Lembro de que ao pesquisar sua biografia para o texto me identifiquei com o momento no qual ele se aceitou como artista, venho de uma família que o único objetivo na vida é tornar-se funcionário público ou de alguma estatal com um salário para “viver bem” e “sem preocupações”. Esse pensamento pequeno me aprisionou tanto quanto Miró e como ele também tive o meu colapso mental até me aceitar como artista e me rebelar contra essa predestinação.
A exposição era bem abrangente com muitas pinturas, aquarelas e esculturas que deixavam claro como a ânsia de criação do Joan não possuía limites, parecia que ao ver um papel de pão ele via em suas dobras o começo de mais um desenho ou pintura. Com isso tinha várias obras feitas sobre embalagens ou sacos de algodão cru, cujas texturas eram exploradas por Miró para aumentar o efeito de seus traços.
Ao contrário da exposição do Dalí, que estava muito lotada, não permitindo uma apreciação devida das obras, conseguimos passear por um recorte do mundo criativo do artista Catalão com calma e nos permitindo perscrutar os detalhes. Ficava calculando como havia feito tal traço, qual foi a mistura de água e tinta para chegar a outa transparência e assim por diante. Exposições são também como aulas individuais para artistas que aprendem diretamente dos mestres (muitas vezes mortos há séculos) novas ou melhores formas de se exprimir de forma plástica.

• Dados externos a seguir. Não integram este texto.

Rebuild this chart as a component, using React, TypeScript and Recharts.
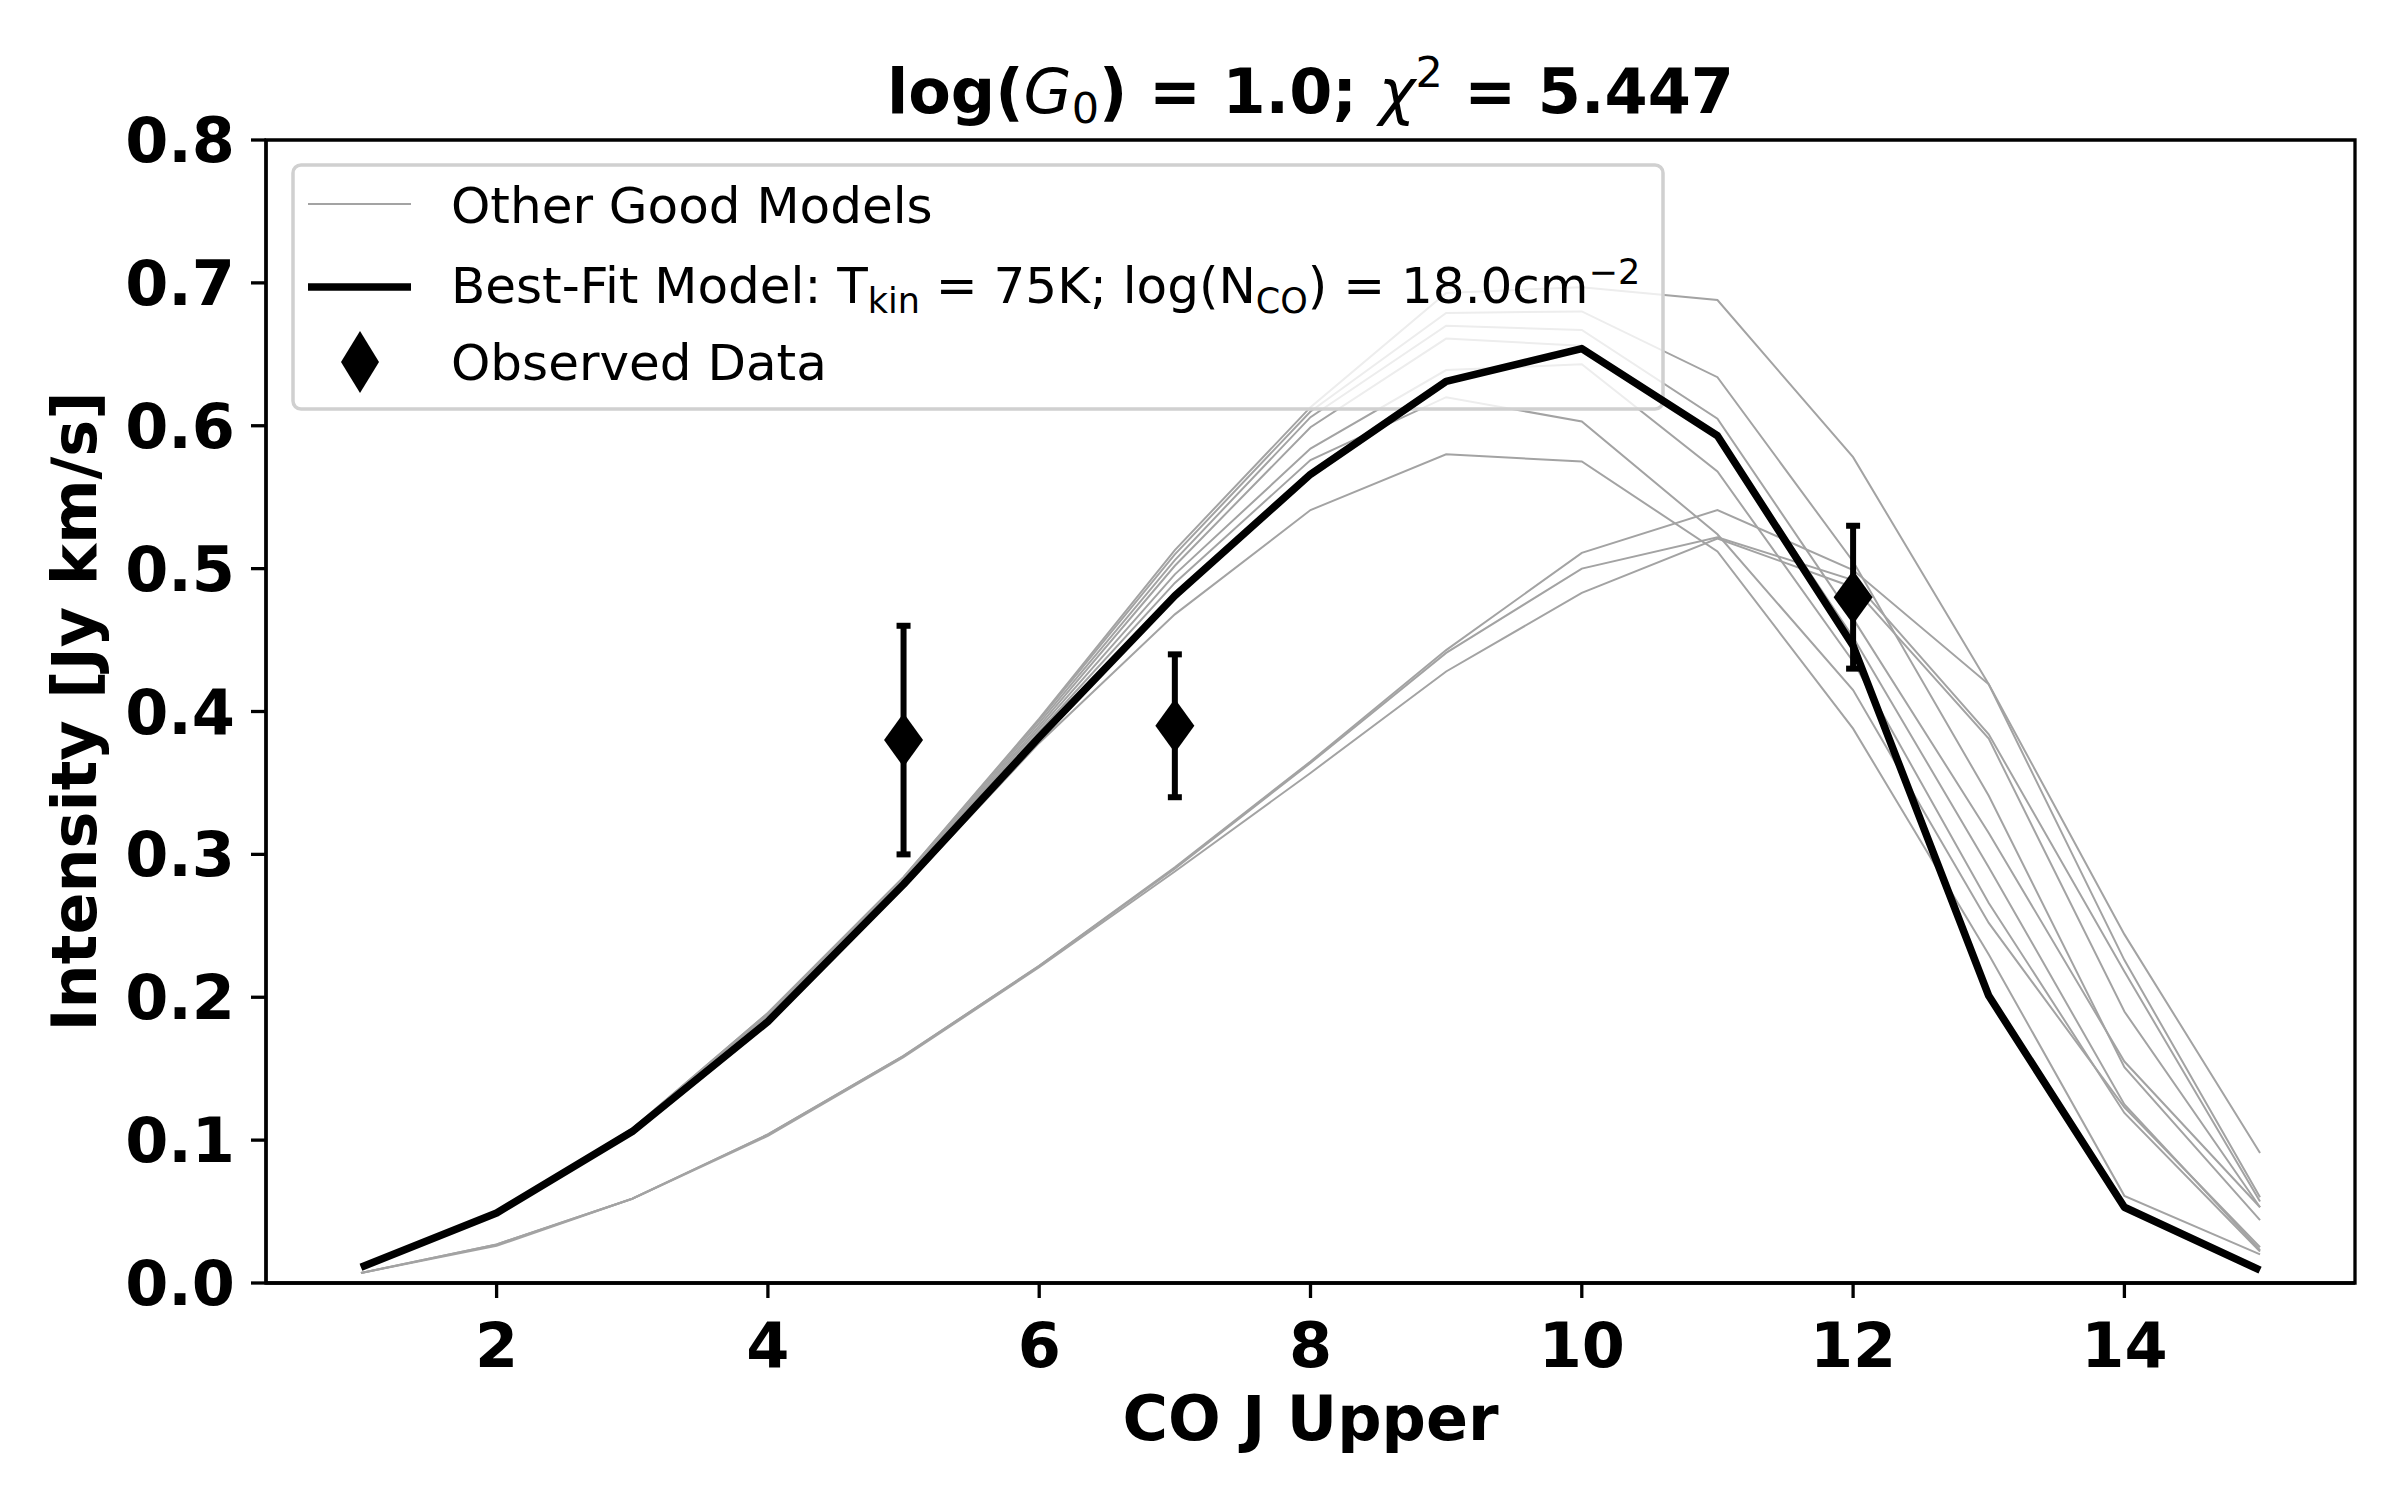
import {
  ComposedChart,
  Line,
  Scatter,
  ErrorBar,
  XAxis,
  YAxis,
  ReferenceArea,
  Legend,
  Label,
} from "recharts";

const FONT = '"DejaVu Sans", "Liberation Sans", sans-serif';

// CO rotational ladder (upper J level)
const J_UPPER = [1, 2, 3, 4, 5, 6, 7, 8, 9, 10, 11, 12, 13, 14, 15];

// best-fit model intensities [Jy km/s]
const BEST_FIT = [
  0.011, 0.049, 0.106, 0.183, 0.279, 0.382, 0.481, 0.566, 0.631, 0.654, 0.593,
  0.446, 0.201, 0.053, 0.009,
];

// other good models (thin grey lines)
const OTHER_1 = [
  0.012, 0.049, 0.108, 0.189, 0.284, 0.395, 0.513, 0.613, 0.693, 0.697, 0.688,
  0.578, 0.419, 0.244, 0.091,
];
const OTHER_2 = [
  0.012, 0.049, 0.108, 0.189, 0.284, 0.394, 0.51, 0.61, 0.679, 0.68, 0.634,
  0.505, 0.341, 0.151, 0.044,
];
const OTHER_3 = [
  0.012, 0.049, 0.107, 0.188, 0.283, 0.392, 0.506, 0.606, 0.67, 0.667, 0.605,
  0.465, 0.315, 0.155, 0.053,
];
const OTHER_4 = [
  0.012, 0.049, 0.107, 0.188, 0.282, 0.39, 0.502, 0.599, 0.661, 0.656, 0.593,
  0.452, 0.291, 0.125, 0.023,
];
const OTHER_5 = [
  0.012, 0.049, 0.107, 0.187, 0.281, 0.388, 0.496, 0.584, 0.639, 0.643, 0.568,
  0.435, 0.266, 0.119, 0.022,
];
const OTHER_6 = [
  0.012, 0.049, 0.106, 0.186, 0.28, 0.386, 0.49, 0.576, 0.62, 0.603, 0.524,
  0.415, 0.252, 0.123, 0.025,
];
const OTHER_7 = [
  0.011, 0.048, 0.105, 0.184, 0.277, 0.378, 0.468, 0.541, 0.58, 0.575, 0.512,
  0.388, 0.23, 0.061, 0.02,
];
const OTHER_8 = [
  0.007, 0.027, 0.059, 0.104, 0.159, 0.222, 0.291, 0.365, 0.443, 0.511, 0.541,
  0.499, 0.419, 0.226, 0.06,
];
const OTHER_9 = [
  0.007, 0.027, 0.059, 0.104, 0.159, 0.222, 0.29, 0.364, 0.441, 0.5, 0.522,
  0.492, 0.384, 0.218, 0.057,
];
const OTHER_10 = [
  0.007, 0.026, 0.059, 0.103, 0.158, 0.221, 0.288, 0.357, 0.428, 0.483, 0.521,
  0.487, 0.381, 0.19, 0.053,
];
const OTHER_MODELS = [
  OTHER_1, OTHER_2, OTHER_3, OTHER_4, OTHER_5,
  OTHER_6, OTHER_7, OTHER_8, OTHER_9, OTHER_10,
];

// observed fluxes with 1-sigma errors
const OBS_J = [5, 7, 12];
const OBS_INTENSITY = [0.38, 0.39, 0.48];
const OBS_ERROR = [0.08, 0.05, 0.05];

const X_TICKS = [2, 4, 6, 8, 10, 12, 14];
const Y_TICKS = [0, 0.1, 0.2, 0.3, 0.4, 0.5, 0.6, 0.7, 0.8];
const X_DOMAIN: [number, number] = [0.3, 15.7];
const Y_DOMAIN: [number, number] = [0, 0.8];

// page geometry (px)
const W = 2400;
const H = 1500;
const PLOT = { left: 266, top: 140, right: 2355, bottom: 1283 };
const Y_AXIS_W = 250;
const X_AXIS_H = 100;
const LEGEND_BOX = { left: 293, top: 165, right: 1663, bottom: 409 };

const GREY = "#a3a3a3";
const SPINE = 3.3;

const modelRows = J_UPPER.map((j, i) => {
  const row: Record<string, number> = { j, best: BEST_FIT[i] };
  OTHER_MODELS.forEach((m, k) => {
    row[`m${k}`] = m[i];
  });
  return row;
});

const obsRows = OBS_J.map((j, i) => ({
  j,
  intensity: OBS_INTENSITY[i],
  err: OBS_ERROR[i],
}));

// pixel -> data, used only to place the legend frame
const plotW = PLOT.right - PLOT.left;
const plotH = PLOT.bottom - PLOT.top;
const pxToX = (px: number) =>
  X_DOMAIN[0] + ((px - PLOT.left) / plotW) * (X_DOMAIN[1] - X_DOMAIN[0]);
const pxToY = (py: number) =>
  Y_DOMAIN[1] - ((py - PLOT.top) / plotH) * (Y_DOMAIN[1] - Y_DOMAIN[0]);

const tickStyle = { fontFamily: FONT, fontSize: 62, fontWeight: "bold", fill: "#000" };

function Diamond(props: any) {
  const { cx, cy } = props;
  if (cx == null || cy == null) return null;
  return (
    <polygon
      points={`${cx},${cy - 27} ${cx + 19.5},${cy} ${cx},${cy + 27} ${cx - 19.5},${cy}`}
      fill="#000"
    />
  );
}

function LegendContent() {
  const w = LEGEND_BOX.right - LEGEND_BOX.left;
  const h = LEGEND_BOX.bottom - LEGEND_BOX.top;
  const txt = { fontFamily: FONT, fontSize: 50, fill: "#000" };
  return (
    <svg width={w} height={h} style={{ display: "block", overflow: "visible" }}>
      <line x1={15} x2={118} y1={39} y2={39} stroke={GREY} strokeWidth={2} />
      <text x={158} y={58} {...txt}>Other Good Models</text>
      <line x1={15} x2={118} y1={122} y2={122} stroke="#000" strokeWidth={7.5} />
      <text x={158} y={138} {...txt}>
        Best-Fit Model: T
        <tspan fontSize={35} dy={10}>kin</tspan>
        <tspan dy={-10}> = 75K; log(N</tspan>
        <tspan fontSize={35} dy={10}>CO</tspan>
        <tspan dy={-10}>) = 18.0cm</tspan>
        <tspan fontSize={35} dy={-19}>−2</tspan>
      </text>
      <polygon points="67,166 86,197 67,228 48,197" fill="#000" />
      <text x={158} y={215} {...txt}>Observed Data</text>
    </svg>
  );
}

const cx = (PLOT.left + PLOT.right) / 2;
const cy = (PLOT.top + PLOT.bottom) / 2;

function TitleLabel() {
  return (
    <text x={cx} y={113} textAnchor="middle" fontFamily={FONT} fontSize={62} fontWeight="bold" fill="#000">
      log(
      <tspan fontStyle="italic" fontWeight="normal">G</tspan>
      <tspan fontWeight="normal" fontSize={43} dy={10}>0</tspan>
      <tspan dy={-10}>) = 1.0; </tspan>
      <tspan fontStyle="italic" fontWeight="normal">χ</tspan>
      <tspan fontWeight="normal" fontSize={43} dy={-26}>2</tspan>
      <tspan dy={26}> = 5.447</tspan>
    </text>
  );
}

function XTitle() {
  return (
    <text x={cx} y={1440} textAnchor="middle" fontFamily={FONT} fontSize={62} fontWeight="bold" fill="#000">
      CO J Upper
    </text>
  );
}

function YTitle() {
  return (
    <text
      x={96}
      y={cy}
      transform={`rotate(-90, 96, ${cy})`}
      textAnchor="middle"
      fontFamily={FONT}
      fontSize={62}
      fontWeight="bold"
      fill="#000"
    >
      Intensity [Jy km/s]
    </text>
  );
}

export default function App() {
  return (
    <div style={{ width: W, height: H, background: "#fff" }}>
      <style>{"body{margin:0;background:#fff}"}</style>
      <ComposedChart
        width={W}
        height={H}
        data={modelRows}
        margin={{
          top: PLOT.top,
          right: W - PLOT.right,
          bottom: H - PLOT.bottom - X_AXIS_H,
          left: PLOT.left - Y_AXIS_W,
        }}
      >
        <XAxis
          dataKey="j"
          type="number"
          domain={X_DOMAIN}
          ticks={X_TICKS}
          interval={0}
          allowDataOverflow
          height={X_AXIS_H}
          tick={tickStyle}
          tickSize={15}
          tickMargin={25}
          axisLine={{ stroke: "#000", strokeWidth: SPINE }}
          tickLine={{ stroke: "#000", strokeWidth: SPINE }}
        >
          <Label content={<XTitle />} />
        </XAxis>
        <YAxis
          type="number"
          domain={Y_DOMAIN}
          ticks={Y_TICKS}
          interval={0}
          allowDataOverflow
          width={Y_AXIS_W}
          tick={tickStyle}
          tickFormatter={(v: number) => v.toFixed(1)}
          tickSize={15}
          tickMargin={16}
          axisLine={{ stroke: "#000", strokeWidth: SPINE }}
          tickLine={{ stroke: "#000", strokeWidth: SPINE }}
        >
          <Label content={<YTitle />} />
          <Label content={<TitleLabel />} />
        </YAxis>

        {/* axes frame (top and right spines) */}
        <ReferenceArea
          x1={X_DOMAIN[0]}
          x2={X_DOMAIN[1]}
          y1={Y_DOMAIN[0]}
          y2={Y_DOMAIN[1]}
          fill="none"
          fillOpacity={0}
          stroke="#000"
          strokeWidth={SPINE}
          strokeOpacity={1}
          ifOverflow="visible"
          zIndex={100}
        />

        {OTHER_MODELS.map((_, k) => (
          <Line
            key={`m${k}`}
            dataKey={`m${k}`}
            stroke={GREY}
            strokeWidth={2}
            dot={false}
            activeDot={false}
            legendType="none"
            isAnimationActive={false}
            zIndex={400}
          />
        ))}

        <ReferenceArea
          x1={pxToX(LEGEND_BOX.left)}
          x2={pxToX(LEGEND_BOX.right)}
          y1={pxToY(LEGEND_BOX.bottom)}
          y2={pxToY(LEGEND_BOX.top)}
          fill="#fff"
          fillOpacity={0.8}
          stroke="#d0d0d0"
          strokeWidth={3.5}
          radius={8}
          ifOverflow="visible"
          zIndex={450}
        />

        <Line
          dataKey="best"
          stroke="#000"
          strokeWidth={7.5}
          strokeLinejoin="round"
          dot={false}
          activeDot={false}
          legendType="none"
          isAnimationActive={false}
          zIndex={500}
        />

        <Scatter
          data={obsRows}
          dataKey="intensity"
          shape={<Diamond />}
          legendType="none"
          isAnimationActive={false}
          zIndex={600}
        >
          <ErrorBar dataKey="err" direction="y" width={7} strokeWidth={6} stroke="#000" />
        </Scatter>

        <Legend
          verticalAlign="middle"
          align="center"
          layout="horizontal"
          content={<LegendContent />}
          wrapperStyle={{
            left: LEGEND_BOX.left,
            top: LEGEND_BOX.top,
            width: LEGEND_BOX.right - LEGEND_BOX.left,
            height: LEGEND_BOX.bottom - LEGEND_BOX.top,
            pointerEvents: "none",
          }}
        />
      </ComposedChart>
    </div>
  );
}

Ao final da tarde, quando saímos do Instituto Tomie Ohtake me senti mais próximo de seu mundo e com a certeza de haver conversado com uma alma que possuía muitos pontos em comum. É delicioso e alentador encontrar pessoas que mesmo vivendo em outro país e de termos dividido o mundo durante apenas dois anos possuem as mesmas indagações e sensibilidades que você. São esses encontros com outros criadores que também possuíam as dificuldades em possuir sensibilidade excessiva com o mundo que me dão um empurrão de seguir em frente, enfrentando também as dificuldades de uma vida alternativa em que meu trabalho é meu lazer e que não possui hora para começar ou acabar.